“In the US, 35 per cent spike in infant mortality in northwest cities that occurred after the Fukushima meltdown.

    The eight cities included in the report are San Jose, Berkeley, San Francisco, Sacramento, Santa Cruz, Portland, Seattle, and Boise”

    Just like Europe after chernobyl…

    http://english.aljazeera.net/indepth/features/2011/06/201161664828302638.html?r=456

    6 Comments

    1. Research is evidence-based conclusion drawing. This appears to be, in my opinion, conclusion-based evidence drawing by persons who are, in my opinion, anti-nuclear conspiracy theorists. What’s the delta in infant mortality during the same part of the year over 10 years? Aggregate infant mortality varies by season. Finally, correlation is not causation.

      [This is Janette Sherman, one of the author of the “report’s” website](http://janettesherman.com/) – she is clearly an anti-nuclear activist. Joseph Mangamo, the co-author, appears to be affiliated with the “[Radiation and Public Health Project](http://www.radiation.org/)” – an anti-nuclear organization which appears to be affiliated with the radiation conspiracy theorist group Physicians for Social Responsibility – run by Helen “It’s Sapping My Precious Bodily Fluids” Caldicott.

      In my opinion, these people have about the same level of credibility as Art Bell, Alex Jones, and Glenn Beck do in talking about *The Black Helicopters* and *Obama’s FEMA camps* – “where the machine guns point inward!”

    2. A little misleading… 35% sounds like a lot, but it’s just an increase to the existing rate, which they didn’t state. It may be within the normal amount of fluctuation.

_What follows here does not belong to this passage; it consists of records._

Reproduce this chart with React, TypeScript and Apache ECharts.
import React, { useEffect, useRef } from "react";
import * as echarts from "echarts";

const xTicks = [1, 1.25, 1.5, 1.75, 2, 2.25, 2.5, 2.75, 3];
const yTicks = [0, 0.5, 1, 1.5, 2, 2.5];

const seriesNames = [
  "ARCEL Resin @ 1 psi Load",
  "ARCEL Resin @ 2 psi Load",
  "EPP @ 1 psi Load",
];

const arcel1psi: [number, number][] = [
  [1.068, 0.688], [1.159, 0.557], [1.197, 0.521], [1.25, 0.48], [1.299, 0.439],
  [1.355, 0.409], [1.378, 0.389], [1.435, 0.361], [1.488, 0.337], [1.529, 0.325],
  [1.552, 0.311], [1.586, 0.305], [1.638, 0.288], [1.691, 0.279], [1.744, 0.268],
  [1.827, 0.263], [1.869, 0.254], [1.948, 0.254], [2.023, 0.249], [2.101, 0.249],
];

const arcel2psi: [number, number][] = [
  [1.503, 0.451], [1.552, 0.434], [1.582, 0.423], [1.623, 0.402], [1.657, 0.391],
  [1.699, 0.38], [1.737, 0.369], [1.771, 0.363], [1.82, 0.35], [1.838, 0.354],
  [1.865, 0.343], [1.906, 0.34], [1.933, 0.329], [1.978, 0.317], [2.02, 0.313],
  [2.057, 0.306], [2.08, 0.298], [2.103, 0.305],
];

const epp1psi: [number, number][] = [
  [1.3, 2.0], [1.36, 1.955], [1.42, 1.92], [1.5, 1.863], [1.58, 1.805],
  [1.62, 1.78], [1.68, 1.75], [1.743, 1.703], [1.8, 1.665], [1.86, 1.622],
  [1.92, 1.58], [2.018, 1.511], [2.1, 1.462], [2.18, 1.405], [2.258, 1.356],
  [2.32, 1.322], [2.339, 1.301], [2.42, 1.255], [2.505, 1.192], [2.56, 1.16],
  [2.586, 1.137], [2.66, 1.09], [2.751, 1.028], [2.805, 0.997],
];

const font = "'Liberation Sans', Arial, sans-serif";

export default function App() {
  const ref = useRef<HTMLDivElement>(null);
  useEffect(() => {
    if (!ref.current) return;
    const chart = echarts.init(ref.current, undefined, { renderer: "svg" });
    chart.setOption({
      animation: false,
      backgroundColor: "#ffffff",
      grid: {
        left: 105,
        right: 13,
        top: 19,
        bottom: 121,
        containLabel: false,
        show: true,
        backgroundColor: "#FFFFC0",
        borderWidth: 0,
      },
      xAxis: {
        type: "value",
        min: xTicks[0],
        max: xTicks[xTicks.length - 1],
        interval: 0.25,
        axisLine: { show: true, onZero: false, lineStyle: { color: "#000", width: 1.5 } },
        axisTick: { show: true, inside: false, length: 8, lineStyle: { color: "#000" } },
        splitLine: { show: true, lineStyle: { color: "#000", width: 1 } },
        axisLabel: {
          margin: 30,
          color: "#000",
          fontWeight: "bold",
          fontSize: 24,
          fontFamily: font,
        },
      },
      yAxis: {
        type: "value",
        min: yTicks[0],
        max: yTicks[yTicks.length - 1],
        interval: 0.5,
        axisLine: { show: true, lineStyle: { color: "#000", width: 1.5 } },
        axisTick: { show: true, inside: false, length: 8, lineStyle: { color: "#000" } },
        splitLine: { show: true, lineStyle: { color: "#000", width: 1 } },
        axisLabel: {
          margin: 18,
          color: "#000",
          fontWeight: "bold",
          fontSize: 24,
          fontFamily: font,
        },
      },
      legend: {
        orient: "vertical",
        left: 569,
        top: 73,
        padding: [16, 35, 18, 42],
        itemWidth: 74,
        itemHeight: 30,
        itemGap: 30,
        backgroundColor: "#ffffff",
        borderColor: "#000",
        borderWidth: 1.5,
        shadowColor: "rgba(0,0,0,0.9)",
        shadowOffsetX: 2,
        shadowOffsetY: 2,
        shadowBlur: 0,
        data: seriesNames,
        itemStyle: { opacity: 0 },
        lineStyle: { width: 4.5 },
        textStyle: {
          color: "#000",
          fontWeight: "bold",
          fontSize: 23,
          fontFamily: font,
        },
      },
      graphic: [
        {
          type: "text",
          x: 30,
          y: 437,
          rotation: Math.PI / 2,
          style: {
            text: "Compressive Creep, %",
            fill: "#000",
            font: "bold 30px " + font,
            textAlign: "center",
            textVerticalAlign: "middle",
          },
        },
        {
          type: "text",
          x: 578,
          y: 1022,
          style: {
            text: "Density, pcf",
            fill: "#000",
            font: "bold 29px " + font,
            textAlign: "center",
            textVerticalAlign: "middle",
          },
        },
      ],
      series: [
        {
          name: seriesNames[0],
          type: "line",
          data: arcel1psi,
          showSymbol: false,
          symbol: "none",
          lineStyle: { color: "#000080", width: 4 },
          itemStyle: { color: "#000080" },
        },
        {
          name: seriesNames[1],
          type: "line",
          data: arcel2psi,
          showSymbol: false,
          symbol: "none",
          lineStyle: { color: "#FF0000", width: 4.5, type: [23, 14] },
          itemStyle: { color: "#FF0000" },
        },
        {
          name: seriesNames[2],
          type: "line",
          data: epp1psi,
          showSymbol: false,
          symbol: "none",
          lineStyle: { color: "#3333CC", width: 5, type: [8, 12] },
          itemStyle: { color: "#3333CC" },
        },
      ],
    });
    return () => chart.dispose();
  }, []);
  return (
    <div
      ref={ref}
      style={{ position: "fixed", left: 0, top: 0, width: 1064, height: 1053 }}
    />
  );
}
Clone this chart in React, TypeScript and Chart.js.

    3. Just in case someone gets excited and decides to check data for himself (I know, you are not supposed to do it in case you might find that such increases happened before Fukushima for purely statistical reasons): the mortality data they refer to are available here: http://wonder.cdc.gov/mmwr/mmwrmort.asp

    4. I’m waiting to look for a dip in live births in Japan starting nine months after the radiation release. The data should be available to see if that happened after Chernobyl, too.

    5. So from what I have gathered the movement is statistically significant. However, as has been stated also, there is no proof of causation.

      My personal view on the whole thing is it actually proves nothing because it fails to look at mortality causes. Did the infants die of respiratory distress? If that’s why they died, well then it’s a duh moment, it’s RSV season. Anyone who has worked at a children’s hospital for more than a summer knows about that. Or are the deaths related to something else entirely. Nothing in the paper actually indicates that.